What is being asked: Repeat everything from the first line of the listing below through the line that contains "var yAxisName = 'Cota, en mts';", exactly. Leave out pictures.

☆ ☆ ☆ ☆ ☆ ☆ ☆

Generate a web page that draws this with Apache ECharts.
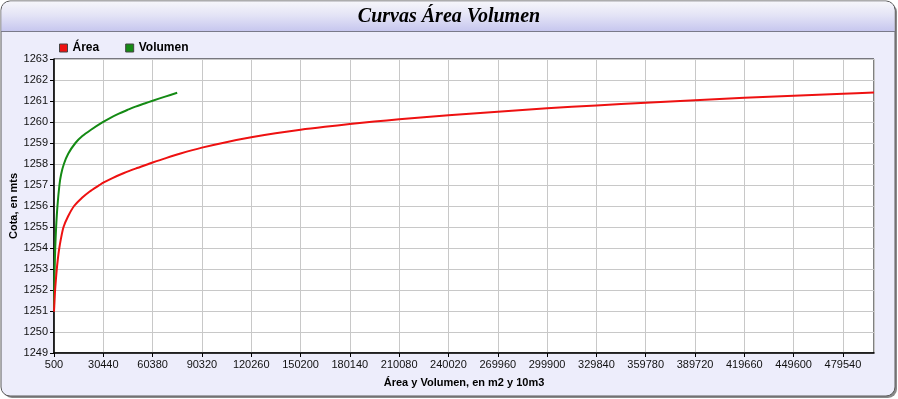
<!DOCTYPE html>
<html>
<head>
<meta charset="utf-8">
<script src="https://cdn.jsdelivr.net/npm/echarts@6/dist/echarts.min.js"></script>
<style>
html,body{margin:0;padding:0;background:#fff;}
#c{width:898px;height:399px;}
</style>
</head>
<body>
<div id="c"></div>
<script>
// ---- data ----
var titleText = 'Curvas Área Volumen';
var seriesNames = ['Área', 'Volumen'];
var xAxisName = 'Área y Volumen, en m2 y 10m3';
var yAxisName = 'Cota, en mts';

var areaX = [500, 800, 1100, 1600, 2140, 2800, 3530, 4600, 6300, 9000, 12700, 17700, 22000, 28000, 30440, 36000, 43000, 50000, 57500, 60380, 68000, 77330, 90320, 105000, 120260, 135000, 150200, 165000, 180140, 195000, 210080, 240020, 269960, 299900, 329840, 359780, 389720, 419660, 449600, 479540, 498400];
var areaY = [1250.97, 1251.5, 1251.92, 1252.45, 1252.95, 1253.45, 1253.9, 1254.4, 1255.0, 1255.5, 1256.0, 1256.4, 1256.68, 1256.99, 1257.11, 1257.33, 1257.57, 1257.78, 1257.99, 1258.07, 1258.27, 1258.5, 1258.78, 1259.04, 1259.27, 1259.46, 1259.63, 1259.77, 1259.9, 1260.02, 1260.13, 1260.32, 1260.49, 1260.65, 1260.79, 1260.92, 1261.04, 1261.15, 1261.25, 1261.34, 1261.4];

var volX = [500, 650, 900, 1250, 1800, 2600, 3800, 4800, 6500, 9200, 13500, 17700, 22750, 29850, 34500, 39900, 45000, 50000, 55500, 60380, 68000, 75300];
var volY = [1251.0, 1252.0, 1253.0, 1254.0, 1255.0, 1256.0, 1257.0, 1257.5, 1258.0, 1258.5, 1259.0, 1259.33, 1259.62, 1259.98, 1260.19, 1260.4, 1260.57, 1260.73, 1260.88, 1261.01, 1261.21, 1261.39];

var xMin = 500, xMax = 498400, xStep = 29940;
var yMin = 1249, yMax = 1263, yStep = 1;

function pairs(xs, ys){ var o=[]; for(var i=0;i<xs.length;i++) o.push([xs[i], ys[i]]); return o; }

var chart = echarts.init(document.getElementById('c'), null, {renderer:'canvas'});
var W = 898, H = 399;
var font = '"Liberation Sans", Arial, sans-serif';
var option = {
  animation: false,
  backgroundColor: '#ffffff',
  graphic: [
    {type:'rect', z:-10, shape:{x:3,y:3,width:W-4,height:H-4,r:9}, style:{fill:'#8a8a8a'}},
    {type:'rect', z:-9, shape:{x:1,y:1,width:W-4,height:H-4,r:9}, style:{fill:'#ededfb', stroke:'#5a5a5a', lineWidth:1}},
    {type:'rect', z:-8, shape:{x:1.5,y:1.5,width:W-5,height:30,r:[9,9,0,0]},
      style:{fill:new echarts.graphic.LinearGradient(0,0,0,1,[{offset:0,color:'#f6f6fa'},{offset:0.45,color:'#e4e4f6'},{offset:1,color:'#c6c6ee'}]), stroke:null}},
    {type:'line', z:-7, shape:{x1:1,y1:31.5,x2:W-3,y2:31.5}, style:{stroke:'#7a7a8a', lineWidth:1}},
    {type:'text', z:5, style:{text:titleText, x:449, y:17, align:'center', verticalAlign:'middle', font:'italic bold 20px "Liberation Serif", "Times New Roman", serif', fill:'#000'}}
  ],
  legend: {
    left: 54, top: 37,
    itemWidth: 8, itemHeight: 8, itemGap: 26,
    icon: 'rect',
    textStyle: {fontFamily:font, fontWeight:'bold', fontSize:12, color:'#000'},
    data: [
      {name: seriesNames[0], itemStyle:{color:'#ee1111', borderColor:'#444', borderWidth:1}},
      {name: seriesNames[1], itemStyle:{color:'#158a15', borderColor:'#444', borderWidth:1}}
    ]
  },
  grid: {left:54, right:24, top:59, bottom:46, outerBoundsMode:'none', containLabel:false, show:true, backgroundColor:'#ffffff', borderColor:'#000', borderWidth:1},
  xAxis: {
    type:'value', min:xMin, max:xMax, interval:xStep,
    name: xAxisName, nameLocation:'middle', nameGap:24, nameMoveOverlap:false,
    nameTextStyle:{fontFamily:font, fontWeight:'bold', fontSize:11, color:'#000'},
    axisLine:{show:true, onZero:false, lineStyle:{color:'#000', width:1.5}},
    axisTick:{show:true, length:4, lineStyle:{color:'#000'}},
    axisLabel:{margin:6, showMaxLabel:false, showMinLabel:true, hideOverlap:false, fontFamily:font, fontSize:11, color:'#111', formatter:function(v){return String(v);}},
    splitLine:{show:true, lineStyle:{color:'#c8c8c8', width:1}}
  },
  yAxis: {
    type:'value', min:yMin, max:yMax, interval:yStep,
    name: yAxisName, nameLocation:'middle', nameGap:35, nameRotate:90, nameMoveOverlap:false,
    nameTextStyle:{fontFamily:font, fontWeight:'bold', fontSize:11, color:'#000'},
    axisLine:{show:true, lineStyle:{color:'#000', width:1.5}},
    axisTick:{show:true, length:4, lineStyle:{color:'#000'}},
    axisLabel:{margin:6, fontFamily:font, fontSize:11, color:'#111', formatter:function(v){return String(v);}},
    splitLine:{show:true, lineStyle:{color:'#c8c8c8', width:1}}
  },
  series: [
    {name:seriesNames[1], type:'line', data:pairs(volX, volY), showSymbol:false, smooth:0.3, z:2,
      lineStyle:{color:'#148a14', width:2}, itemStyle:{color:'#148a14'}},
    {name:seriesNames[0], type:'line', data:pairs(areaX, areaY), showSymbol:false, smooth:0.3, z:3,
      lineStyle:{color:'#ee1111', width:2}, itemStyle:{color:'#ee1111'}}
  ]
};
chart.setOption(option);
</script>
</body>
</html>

☆ ☆ ☆ ☆ ☆ ☆ ☆

Task output:
Generate a web page that draws this with Apache ECharts.
<!DOCTYPE html>
<html>
<head>
<meta charset="utf-8">
<script src="https://cdn.jsdelivr.net/npm/echarts@6/dist/echarts.min.js"></script>
<style>
html,body{margin:0;padding:0;background:#fff;}
#c{width:898px;height:399px;}
</style>
</head>
<body>
<div id="c"></div>
<script>
// ---- data ----
var titleText = 'Curvas Área Volumen';
var seriesNames = ['Área', 'Volumen'];
var xAxisName = 'Área y Volumen, en m2 y 10m3';
var yAxisName = 'Cota, en mts';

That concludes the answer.